Plotting code records
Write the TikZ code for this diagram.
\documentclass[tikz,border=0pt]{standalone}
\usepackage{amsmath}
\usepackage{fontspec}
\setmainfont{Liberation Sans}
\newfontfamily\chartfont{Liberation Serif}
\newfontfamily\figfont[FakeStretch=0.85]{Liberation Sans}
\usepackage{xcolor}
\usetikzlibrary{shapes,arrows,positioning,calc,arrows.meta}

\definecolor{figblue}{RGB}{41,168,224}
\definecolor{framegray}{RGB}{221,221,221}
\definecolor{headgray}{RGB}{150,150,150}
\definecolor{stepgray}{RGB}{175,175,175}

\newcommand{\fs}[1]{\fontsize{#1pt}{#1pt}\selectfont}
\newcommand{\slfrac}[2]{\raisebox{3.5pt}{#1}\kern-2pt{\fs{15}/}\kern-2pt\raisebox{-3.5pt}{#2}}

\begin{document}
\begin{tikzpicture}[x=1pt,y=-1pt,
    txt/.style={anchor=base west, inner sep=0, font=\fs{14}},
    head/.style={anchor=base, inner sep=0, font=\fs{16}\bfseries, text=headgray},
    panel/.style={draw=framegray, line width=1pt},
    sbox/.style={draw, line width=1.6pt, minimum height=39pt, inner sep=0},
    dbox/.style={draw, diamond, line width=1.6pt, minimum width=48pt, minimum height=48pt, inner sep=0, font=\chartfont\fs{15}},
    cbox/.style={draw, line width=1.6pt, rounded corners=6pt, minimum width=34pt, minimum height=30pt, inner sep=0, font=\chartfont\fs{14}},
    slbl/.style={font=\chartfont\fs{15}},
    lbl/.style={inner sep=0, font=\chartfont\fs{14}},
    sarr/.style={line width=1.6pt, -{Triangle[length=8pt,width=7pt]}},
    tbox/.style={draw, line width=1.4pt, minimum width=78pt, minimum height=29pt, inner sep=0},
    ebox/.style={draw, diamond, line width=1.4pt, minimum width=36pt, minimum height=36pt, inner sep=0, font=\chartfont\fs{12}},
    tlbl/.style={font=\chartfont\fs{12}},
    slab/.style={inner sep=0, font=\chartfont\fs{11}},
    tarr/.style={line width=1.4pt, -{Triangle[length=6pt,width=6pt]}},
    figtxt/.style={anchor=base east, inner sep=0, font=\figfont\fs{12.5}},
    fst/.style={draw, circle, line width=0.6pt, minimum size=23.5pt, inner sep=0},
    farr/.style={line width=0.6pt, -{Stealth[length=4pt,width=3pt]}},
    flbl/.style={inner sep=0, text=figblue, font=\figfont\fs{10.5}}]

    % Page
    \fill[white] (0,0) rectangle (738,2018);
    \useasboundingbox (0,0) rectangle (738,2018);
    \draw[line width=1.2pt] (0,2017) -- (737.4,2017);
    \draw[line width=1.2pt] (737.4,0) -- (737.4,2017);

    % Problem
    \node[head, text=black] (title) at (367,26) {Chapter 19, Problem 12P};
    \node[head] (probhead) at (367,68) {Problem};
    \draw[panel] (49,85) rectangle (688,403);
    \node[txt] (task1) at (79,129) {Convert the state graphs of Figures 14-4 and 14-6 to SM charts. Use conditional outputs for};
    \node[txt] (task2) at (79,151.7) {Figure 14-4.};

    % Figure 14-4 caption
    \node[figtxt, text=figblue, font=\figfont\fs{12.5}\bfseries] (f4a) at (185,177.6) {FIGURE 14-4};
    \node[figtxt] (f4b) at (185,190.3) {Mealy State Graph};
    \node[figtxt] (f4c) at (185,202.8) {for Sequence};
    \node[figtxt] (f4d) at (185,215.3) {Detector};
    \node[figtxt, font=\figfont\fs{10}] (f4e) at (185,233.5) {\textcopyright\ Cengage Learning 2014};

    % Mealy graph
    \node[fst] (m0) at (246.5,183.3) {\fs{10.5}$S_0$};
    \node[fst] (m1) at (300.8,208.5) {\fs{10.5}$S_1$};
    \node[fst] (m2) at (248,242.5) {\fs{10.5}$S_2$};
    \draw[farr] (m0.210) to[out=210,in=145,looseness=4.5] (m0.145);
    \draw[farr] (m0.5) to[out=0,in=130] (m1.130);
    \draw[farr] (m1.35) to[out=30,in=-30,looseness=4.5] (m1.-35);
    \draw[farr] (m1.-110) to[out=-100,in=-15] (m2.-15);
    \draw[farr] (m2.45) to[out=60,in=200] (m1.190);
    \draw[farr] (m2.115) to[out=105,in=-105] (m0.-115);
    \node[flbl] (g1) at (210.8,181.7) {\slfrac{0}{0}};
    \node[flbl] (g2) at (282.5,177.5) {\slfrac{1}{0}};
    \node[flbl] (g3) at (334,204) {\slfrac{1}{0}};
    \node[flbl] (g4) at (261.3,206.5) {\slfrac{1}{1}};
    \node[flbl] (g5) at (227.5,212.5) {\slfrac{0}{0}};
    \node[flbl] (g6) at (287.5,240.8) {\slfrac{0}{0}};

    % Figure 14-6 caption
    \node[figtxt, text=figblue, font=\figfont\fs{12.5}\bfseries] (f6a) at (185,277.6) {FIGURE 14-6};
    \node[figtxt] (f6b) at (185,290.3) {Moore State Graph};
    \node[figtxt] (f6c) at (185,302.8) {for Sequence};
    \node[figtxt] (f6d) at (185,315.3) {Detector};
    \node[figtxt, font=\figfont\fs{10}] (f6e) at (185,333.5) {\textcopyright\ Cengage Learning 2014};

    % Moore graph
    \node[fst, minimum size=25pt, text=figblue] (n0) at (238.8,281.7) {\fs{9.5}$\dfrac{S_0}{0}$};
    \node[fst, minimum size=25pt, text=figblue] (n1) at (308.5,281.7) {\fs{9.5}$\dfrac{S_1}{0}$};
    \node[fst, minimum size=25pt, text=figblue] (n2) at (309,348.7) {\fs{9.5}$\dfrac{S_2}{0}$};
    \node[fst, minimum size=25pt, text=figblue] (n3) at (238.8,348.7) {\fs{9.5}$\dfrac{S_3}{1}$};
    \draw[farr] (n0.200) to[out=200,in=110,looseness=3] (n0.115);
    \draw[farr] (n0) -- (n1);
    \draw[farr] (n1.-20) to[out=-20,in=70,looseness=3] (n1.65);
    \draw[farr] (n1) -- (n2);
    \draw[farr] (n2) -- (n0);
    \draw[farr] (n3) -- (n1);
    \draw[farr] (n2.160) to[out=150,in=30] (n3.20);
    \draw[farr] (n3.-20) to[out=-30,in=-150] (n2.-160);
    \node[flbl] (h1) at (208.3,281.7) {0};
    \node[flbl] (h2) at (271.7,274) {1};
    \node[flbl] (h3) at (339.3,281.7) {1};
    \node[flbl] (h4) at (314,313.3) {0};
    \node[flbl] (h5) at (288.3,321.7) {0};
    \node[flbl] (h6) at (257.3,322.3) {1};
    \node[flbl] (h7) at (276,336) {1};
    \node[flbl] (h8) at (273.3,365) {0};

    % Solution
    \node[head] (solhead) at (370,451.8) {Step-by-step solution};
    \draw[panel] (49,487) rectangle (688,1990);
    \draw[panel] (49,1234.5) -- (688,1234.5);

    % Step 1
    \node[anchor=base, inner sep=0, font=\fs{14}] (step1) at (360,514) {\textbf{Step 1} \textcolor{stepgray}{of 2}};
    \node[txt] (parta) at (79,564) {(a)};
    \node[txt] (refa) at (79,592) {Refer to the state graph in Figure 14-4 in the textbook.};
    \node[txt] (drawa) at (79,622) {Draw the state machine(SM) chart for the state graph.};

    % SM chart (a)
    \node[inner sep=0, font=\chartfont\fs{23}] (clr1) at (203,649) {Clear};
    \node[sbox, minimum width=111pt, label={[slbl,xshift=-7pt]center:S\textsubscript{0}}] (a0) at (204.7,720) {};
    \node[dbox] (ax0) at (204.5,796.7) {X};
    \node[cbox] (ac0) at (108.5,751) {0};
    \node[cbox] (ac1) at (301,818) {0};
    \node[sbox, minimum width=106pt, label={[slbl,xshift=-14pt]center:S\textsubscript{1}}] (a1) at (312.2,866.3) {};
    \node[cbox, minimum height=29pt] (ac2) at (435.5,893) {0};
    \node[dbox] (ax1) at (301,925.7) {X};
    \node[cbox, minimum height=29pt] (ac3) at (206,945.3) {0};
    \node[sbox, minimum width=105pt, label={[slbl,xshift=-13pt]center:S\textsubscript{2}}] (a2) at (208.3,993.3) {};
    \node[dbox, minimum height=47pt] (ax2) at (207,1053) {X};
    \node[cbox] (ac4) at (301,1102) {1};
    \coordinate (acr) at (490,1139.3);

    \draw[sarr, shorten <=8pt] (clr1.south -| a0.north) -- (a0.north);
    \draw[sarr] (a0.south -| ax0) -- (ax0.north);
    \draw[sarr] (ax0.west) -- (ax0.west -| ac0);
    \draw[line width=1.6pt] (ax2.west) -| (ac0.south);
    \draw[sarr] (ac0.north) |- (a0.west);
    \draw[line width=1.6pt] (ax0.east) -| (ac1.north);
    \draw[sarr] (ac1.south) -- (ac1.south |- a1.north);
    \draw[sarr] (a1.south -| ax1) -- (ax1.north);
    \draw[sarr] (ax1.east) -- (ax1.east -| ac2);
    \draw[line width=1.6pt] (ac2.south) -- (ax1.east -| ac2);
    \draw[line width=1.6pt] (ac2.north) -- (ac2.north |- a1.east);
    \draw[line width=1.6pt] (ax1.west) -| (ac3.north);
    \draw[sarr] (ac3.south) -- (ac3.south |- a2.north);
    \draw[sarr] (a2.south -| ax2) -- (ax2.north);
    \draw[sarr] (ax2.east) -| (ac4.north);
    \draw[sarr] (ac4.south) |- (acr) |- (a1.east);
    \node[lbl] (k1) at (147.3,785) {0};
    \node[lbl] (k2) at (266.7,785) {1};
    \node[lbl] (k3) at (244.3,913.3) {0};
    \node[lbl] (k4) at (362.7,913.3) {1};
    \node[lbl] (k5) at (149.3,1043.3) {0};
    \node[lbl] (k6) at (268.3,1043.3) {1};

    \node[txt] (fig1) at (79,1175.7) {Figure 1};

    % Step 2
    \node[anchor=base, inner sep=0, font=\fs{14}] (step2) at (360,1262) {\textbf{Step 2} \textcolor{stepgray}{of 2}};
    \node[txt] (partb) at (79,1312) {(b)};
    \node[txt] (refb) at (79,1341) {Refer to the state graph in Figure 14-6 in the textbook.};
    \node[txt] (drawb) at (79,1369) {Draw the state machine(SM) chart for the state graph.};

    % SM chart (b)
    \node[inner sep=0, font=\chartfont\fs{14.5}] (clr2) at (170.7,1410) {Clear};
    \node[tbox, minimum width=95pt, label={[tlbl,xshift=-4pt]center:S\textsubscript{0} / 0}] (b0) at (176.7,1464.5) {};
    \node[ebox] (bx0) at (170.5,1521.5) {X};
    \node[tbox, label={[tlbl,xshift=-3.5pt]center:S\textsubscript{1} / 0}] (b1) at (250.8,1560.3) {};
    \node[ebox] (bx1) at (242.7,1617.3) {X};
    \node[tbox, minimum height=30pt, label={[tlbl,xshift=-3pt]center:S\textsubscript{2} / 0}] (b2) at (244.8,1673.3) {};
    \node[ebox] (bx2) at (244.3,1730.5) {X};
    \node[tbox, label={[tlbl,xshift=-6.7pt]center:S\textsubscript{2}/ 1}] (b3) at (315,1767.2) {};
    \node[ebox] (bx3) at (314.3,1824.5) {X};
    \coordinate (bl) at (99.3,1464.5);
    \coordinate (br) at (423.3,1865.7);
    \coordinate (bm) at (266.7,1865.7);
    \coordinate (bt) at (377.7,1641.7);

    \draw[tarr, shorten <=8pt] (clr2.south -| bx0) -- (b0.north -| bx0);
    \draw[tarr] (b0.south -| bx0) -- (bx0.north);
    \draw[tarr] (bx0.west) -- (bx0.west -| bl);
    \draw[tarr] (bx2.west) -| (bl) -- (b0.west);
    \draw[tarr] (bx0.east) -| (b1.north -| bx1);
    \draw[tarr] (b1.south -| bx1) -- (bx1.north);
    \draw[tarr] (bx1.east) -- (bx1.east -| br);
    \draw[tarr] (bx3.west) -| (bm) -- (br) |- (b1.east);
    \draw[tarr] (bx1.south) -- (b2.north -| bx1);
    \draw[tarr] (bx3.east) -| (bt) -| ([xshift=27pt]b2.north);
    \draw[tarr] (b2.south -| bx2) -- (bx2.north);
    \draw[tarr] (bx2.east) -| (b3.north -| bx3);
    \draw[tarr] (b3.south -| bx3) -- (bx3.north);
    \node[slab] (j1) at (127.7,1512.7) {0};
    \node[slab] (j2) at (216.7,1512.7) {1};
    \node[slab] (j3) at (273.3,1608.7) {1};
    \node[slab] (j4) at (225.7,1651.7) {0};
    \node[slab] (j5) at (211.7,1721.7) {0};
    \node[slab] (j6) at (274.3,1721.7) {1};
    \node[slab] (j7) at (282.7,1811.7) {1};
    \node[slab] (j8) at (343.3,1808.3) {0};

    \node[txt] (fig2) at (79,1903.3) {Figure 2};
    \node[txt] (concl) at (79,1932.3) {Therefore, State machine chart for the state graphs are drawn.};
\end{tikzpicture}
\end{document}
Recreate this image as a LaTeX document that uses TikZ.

Goal
Check every line of the entries above for the word "this" and report how many lines contain it, giving the number only.

Completed exercise
2